Submitted by Albion Bridge Stewards, a working group of ACAB
Two independent professional engineers—world-class experts in timber bridges—have prepared a report on the condition of the Albion River Bridge.
We strongly recommend anyone interested in this bridge download and read their report. To do so, click this link: Albion River Bridge Engineering Report.
Some key highlights:
The bridge is not in need of immediate or near-term replacement. The bridge is in remarkably good condition, thanks to its well-conceived structural design, high-quality timber materials, and effective connection detailing. While there certainly are locations on the bridge that require maintenance and repair, overall the bridge appears structurally sound and safe for continued use, as per the “Safe Load Capacity and Ratings” reflected in Caltrans’ January 5, 2018 Bridge Inspection Report.
The Albion River Bridge is in remarkably good condition, and is not posted with any load capacity/weight limits. The design of the bridge involves a highly redundant structural system with multiple load paths. Features of the design that lead to its robust and resilient character include the following:
- The timber members are of uniformly high-quality Douglas fir salt-treated by the Wolman method.
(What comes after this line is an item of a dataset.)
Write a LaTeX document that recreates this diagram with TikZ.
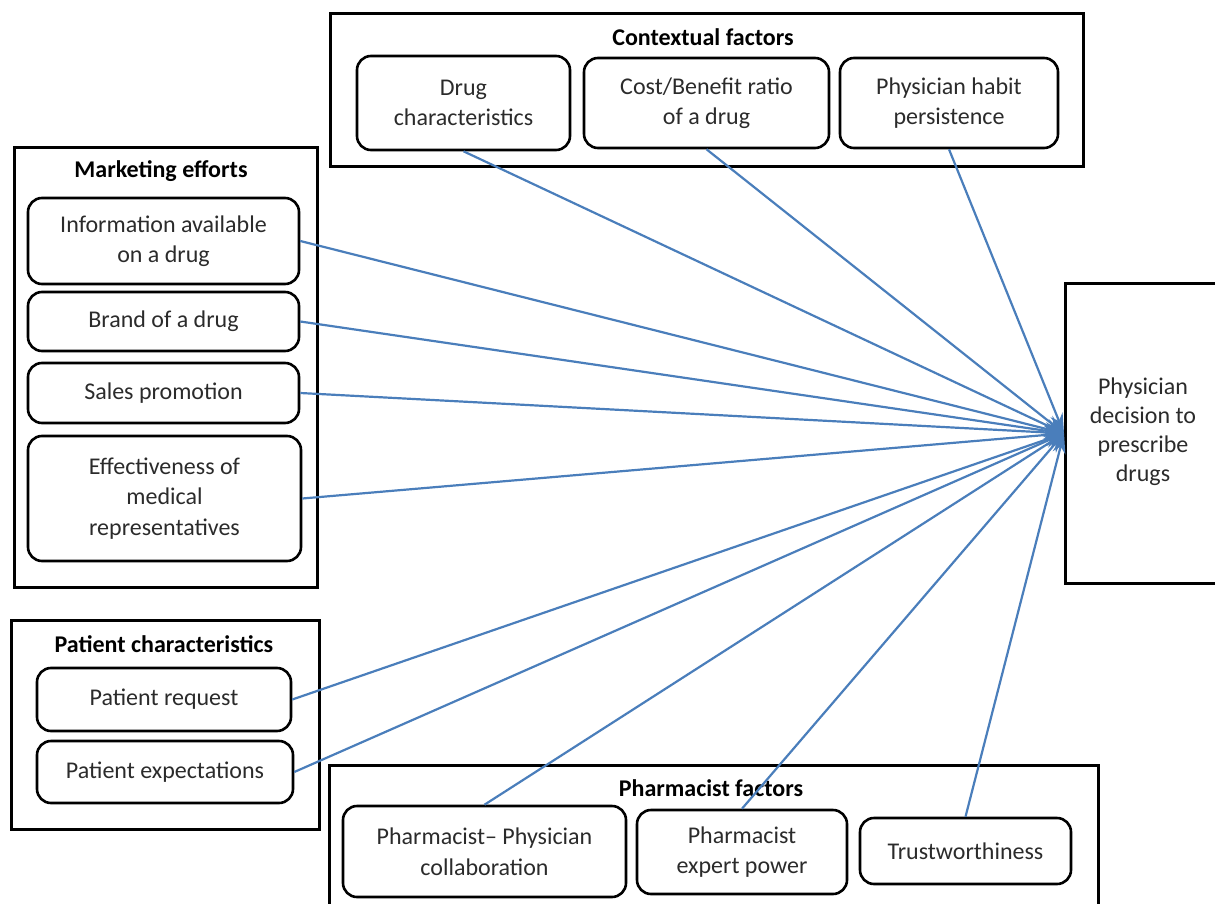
\documentclass[tikz,border=0pt]{standalone}
\usepackage{fontspec}
\setmainfont{Carlito}
\usetikzlibrary{arrows.meta}
\definecolor{linkblue}{HTML}{4A7EBB}
\definecolor{txt}{HTML}{2B2B2B}
\begin{document}
\begin{tikzpicture}[x=1pt,y=-1pt,
  outer/.style={draw=black,line width=2.8pt,inner sep=0pt},
  inner/.style={draw=black,line width=2.6pt,rounded corners=14pt,align=center,text=txt,
    font=\fontsize{24}{30.5}\selectfont,inner sep=0pt},
  ttl/.style={font=\bfseries\fontsize{24}{28}\selectfont,text=black},
  arr/.style={draw=linkblue,line width=2.2pt,-{Stealth[length=20pt,width=13pt]}}]
\useasboundingbox (0,0) rectangle (1215,904);
\begin{scope}
\clip (0,0) rectangle (1215,904);
% outer group boxes
\node[outer,minimum width=753,minimum height=153,anchor=north west] (ctx) at (329,12) {};
\node[outer,minimum width=303,minimum height=440,anchor=north west] (mkt) at (13,146) {};
\node[outer,minimum width=308,minimum height=209,anchor=north west] (pat) at (10,619) {};
\node[outer,minimum width=769,minimum height=160,anchor=north west] (pha) at (328,764) {};
\node[outer,minimum width=158,minimum height=300,anchor=north west] (phys) at (1064,282) {};
\end{scope}
% titles
\node[ttl] (ctxt) at (703,37) {Contextual factors};
\node[ttl] (mktt) at (161,171) {Marketing efforts};
\node[ttl] (patt) at (164,644) {Patient characteristics};
\node[ttl] (phat) at (711,788) {Pharmacist factors};
\node[align=center,text=txt,font=\fontsize{24}{29}\selectfont] (physt) at (1143,432) {Physician\\decision to\\prescribe\\drugs};
% inner boxes
\node[inner,minimum width=213,minimum height=94] (drug) at (463.5,103) {Drug\\characteristics};
\node[inner,minimum width=245,minimum height=90] (cost) at (706.5,103) {Cost/Benefit ratio\\of a drug};
\node[inner,minimum width=218,minimum height=90] (habit) at (949,103) {Physician habit\\persistence};
\node[inner,minimum width=271,minimum height=86] (info) at (163.5,241) {Information available\\on a drug};
\node[inner,minimum width=271,minimum height=59] (brand) at (163.5,321.5) {Brand of a drug};
\node[inner,minimum width=271,minimum height=60] (sales) at (163.5,393) {Sales promotion};
\node[inner,minimum width=273,minimum height=125] (eff) at (164.5,498.5) {Effectiveness of\\medical\\representatives};
\node[inner,minimum width=254,minimum height=63] (preq) at (164,699.5) {Patient request};
\node[inner,minimum width=256,minimum height=62] (pexp) at (165,772) {Patient expectations};
\node[inner,minimum width=283,minimum height=91] (ppc) at (484.5,851.5) {Pharmacist\textendash\ Physician\\collaboration};
\node[inner,minimum width=210,minimum height=84] (pep) at (742,852) {Pharmacist\\expert power};
\node[inner,minimum width=211,minimum height=66] (trust) at (965.5,851) {Trustworthiness};
% arrows
\coordinate (tgt) at (phys.west);
\draw[arr] (drug.south) -- (tgt);
\draw[arr] (cost.south) -- (tgt);
\draw[arr] (habit.south) -- (tgt);
\draw[arr] (info.east) -- (tgt);
\draw[arr] (brand.east) -- (tgt);
\draw[arr] (sales.east) -- (tgt);
\draw[arr] (eff.east) -- (tgt);
\draw[arr] (preq.east) -- (tgt);
\draw[arr] (pexp.east) -- (tgt);
\draw[arr] (ppc.north) -- (tgt);
\draw[arr] (pep.north) -- (tgt);
\draw[arr] (trust.north) -- (tgt);
\end{tikzpicture}
\end{document}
- The timber trusses of the superstructure and support trestles consist of members primarily subjected to axial compression forces, for which heavy timber members are well suited.
- The dimensional integrity of the bents in the trestles is impressive. Column lines are straight (to the eye) and the bents are planar. (Figure 1 below.)
- The battered columns provide a base that is wider than the bridge deck, thus enhancing the ability of the bridge to resist lateral loads, such as those from wind.
- In August 2002, a loaded logging truck plunged down the side of a trestle, destroying the cross-bracing members between bents. The fact that the trestle did not collapse due to the loss of bracing is an indication of the resilient and redundant nature of the trestles and demonstrates how the internal shear connectors might be revealed for inspection (as discussed later in this report) without endangering the structural integrity or safety of the bridge.
- There is little or no audible rattle below the bridge deck when traffic passes overhead. This observation suggests that connections are tight and members are sound.
- Generally, access to the connections within the trestles is good, which will enhance the efficiency of inspection, maintenance, and repair activities. Removing bracing members temporarily to inspect the inner connection hardware could be performed relatively easily without requiring closure of the bridge to traffic.
- Each of the outer-most columns of each bent is heavily bolstered at its base to help distribute compressive load into side-grain bearing on the lower sill plates. The next, inboard line of columns is lightly bolstered, because those columns carry less compression under lateral load. The bolsters appear to be effective in controlling overstress of the sill plates, as we observed no indications of localized crushing due to compression perpendicular to grain.
- Many of the large timber members have checks – radial cracks on the surface of the timber. The checks tend to be aligned with the longitudinal axes of the members, which suggests that the members have remarkably straight grain, another indication of high- quality material. Checks are not generally regarded as strength-reducing defects and do not require repair. Checks on the sides or bottoms of horizontal members and on any face over vertical or diagonally oriented members are able to drain freely when subjected to rain water.
- The bridge deck consists of two crossing diagonal layers of timber planks. The upper layer uses tongue and groove planks that lock together and provide uniform support for the asphalt pavement. The lower layer has planks that are spaced to minimize trapping any water that might migrate through the asphalt wearing course and the upper layer. The two layers of planks, properly coupled to the longitudinal stringers along the edges of the deck, have the potential to form an effective diaphragm (a deep, flat beam) to resist out-of-plane loading. With proper drainage detailing, the bridge deck also acts as a roof to protect the superstructure and trestle towers from stormwater runoff.
- Concrete piers supporting the timber trestles are in good condition. We observed no spalling or cracking. The piers provide uniform bearing support for the sill beams of the trestles.